Effective Shear Plane Model for Tearout and Block Shear Failure of Bolted Connections

Abstract

In spite of many revisions to the block shear requirements of the AISC Specification, the model in the current Specification can result in calculated strengths and failure modes that are inconsistent with published test data. The inconsistencies are primarily related to the assumed interaction of tensile and shear resisting mechanisms, combined with the definition of net and gross shear planes that are unrealistic. Using recently published test results of single-bolt connections in mild and high-strength steel plates, the shear failure planes are observed to be neither the assumed net nor gross shear planes, which are the basis of the current design provision, but rather effective shear planes with a calculated area that is between the net and gross areas.

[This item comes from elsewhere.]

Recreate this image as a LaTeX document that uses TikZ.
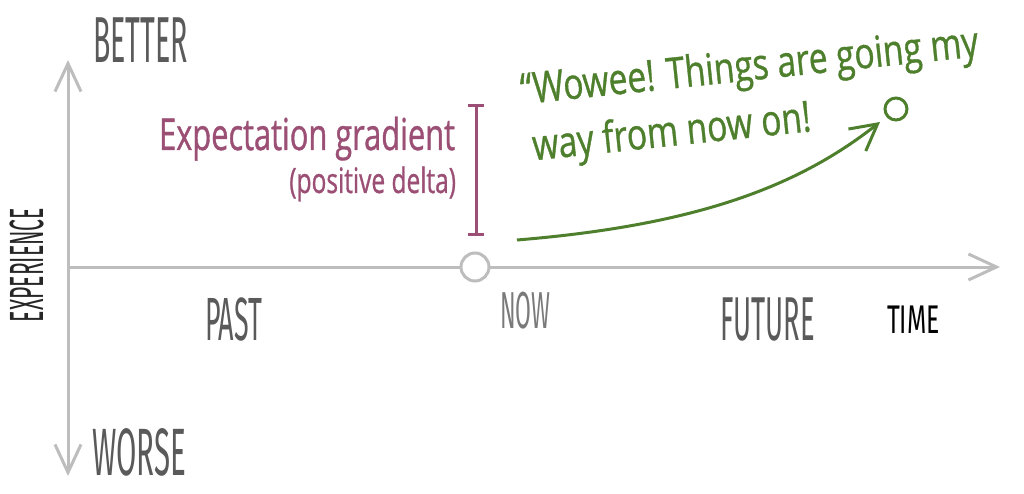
\documentclass[tikz,border=0pt]{standalone}
\usepackage{fontspec}
\usetikzlibrary{arrows.meta}
\newfontfamily\axisfont[FakeStretch=0.44]{Fira Sans}
\newfontfamily\timefont[FakeStretch=0.62]{Fira Sans}
\newfontfamily\handfont[FakeStretch=0.7,FakeBold=0.8]{Open Sans}
\newfontfamily\greenfont[FakeStretch=0.78,FakeBold=0.8]{Open Sans}
\definecolor{axisgray}{HTML}{BDBDBD}
\definecolor{labelgray}{HTML}{5A5A5A}
\definecolor{nowgray}{HTML}{7A7A7A}
\definecolor{deltapurple}{HTML}{9B4F74}
\definecolor{hopegreen}{HTML}{4E7F2C}

\begin{document}
\begin{tikzpicture}[x=1pt,y=-1pt]
        \tikzstyle{every node}=[inner sep=0pt, outer sep=0pt]
        \tikzstyle{axis}=[draw=axisgray, line width=3pt, -{Straight Barb[length=28pt,width=26pt]}]
        \tikzstyle{biglabel}=[text=labelgray, font={\axisfont\fontsize{65}{70}\selectfont}, anchor=base west]
        \tikzstyle{timelabel}=[text=labelgray, font={\axisfont\fontsize{61}{66}\selectfont}, anchor=base west]
        \tikzstyle{hand}=[text=deltapurple, anchor=base east]
        \tikzstyle{wow}=[text=hopegreen, font={\greenfont\fontsize{43}{57}\selectfont}, align=left, anchor=base west, rotate=6]
        \useasboundingbox (0,0) rectangle (1024,494);
        % axes
        \coordinate (origin) at (68,267);
        \coordinate (top) at (68,60);
        \coordinate (bottom) at (68,476);
        \coordinate (right) at (1000,267);
        \draw[axis] (origin) -- (top);
        \draw[axis] (origin) -- (bottom);
        \draw[axis] (origin) -- (right);
        \node[circle, draw=axisgray, fill=white, line width=3pt, minimum size=28pt] (now) at (475,267) {};
        % expectation gradient
        \coordinate (gtop) at (476,104);
        \coordinate (gbot) at (476,236);
        \draw[deltapurple, line width=3pt, {Bar[width=16pt]}-{Bar[width=16pt]}] (gbot) -- (gtop);
        \node[hand, font={\handfont\fontsize{44}{48}\selectfont}] (grad) at (455,150) {Expectation gradient};
        \node[hand, font={\handfont\fontsize{35}{38}\selectfont}] (delta) at (456,193) {(positive delta)};
        % the hopeful future
        \node[circle, draw=hopegreen, line width=3pt, minimum size=22pt] (goal) at (896,109) {};
        \coordinate (start) at (517,240);
        \coordinate (tip) at (880,122);
        \draw[hopegreen, line width=3pt, -{Straight Barb[length=26pt,width=28pt]}] (start) .. controls (700,225) and (800,185) .. (tip);
        \node[wow] (wow) at (528,161) {\char"201CWowee! Things are going my\\ \hspace*{6pt}way from now on!};
        % labels
        \node[biglabel] (better) at (93,63) {BETTER};
        \node[biglabel, font={\axisfont\fontsize{67}{72}\selectfont}] (worse) at (92,475) {WORSE};
        \node[text=black!85, font={\axisfont\fontsize{48}{52}\selectfont}, anchor=base, rotate=90] (exp) at (43,265) {EXPERIENCE};
        \node[timelabel] (past) at (205,340) {PAST};
        \node[text=nowgray, font={\axisfont\fontsize{52}{56}\selectfont}, anchor=base west] (nowlabel) at (500,328) {NOW};
        \node[timelabel, font={\axisfont\fontsize{62}{66}\selectfont}] (future) at (720,340) {FUTURE};
        \node[text=black, font={\timefont\fontsize{40}{44}\selectfont}, anchor=base west] (time) at (887,333) {TIME};
    \end{tikzpicture}
\end{document}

Based on the tensile rupture and shear yielding mechanism, and assuming that the steel on the effective shear planes is fully strain hardened, a simpler and more accurate block shear design equation is proposed. The new equation is straightforward to implement as it requires a simple rearrangement of existing design variables to determine an effective shear failure area. Through verifications against 161 gusset plate specimens, tested by independent researchers around the world, the proposed equation is shown to be significantly more accurate than the current AISC, Canadian, European and Japanese block shear design provisions. A resistance factor of 0.85 is recommended for use with the proposed equation, based on the available statistics from tests and well-established LRFD reliability principles. An example is presented to illustrate the impact of the proposed design provision, which can result in significantly fewer bolts per connection and/or smaller gusset plates, leading to simpler and more economical designs.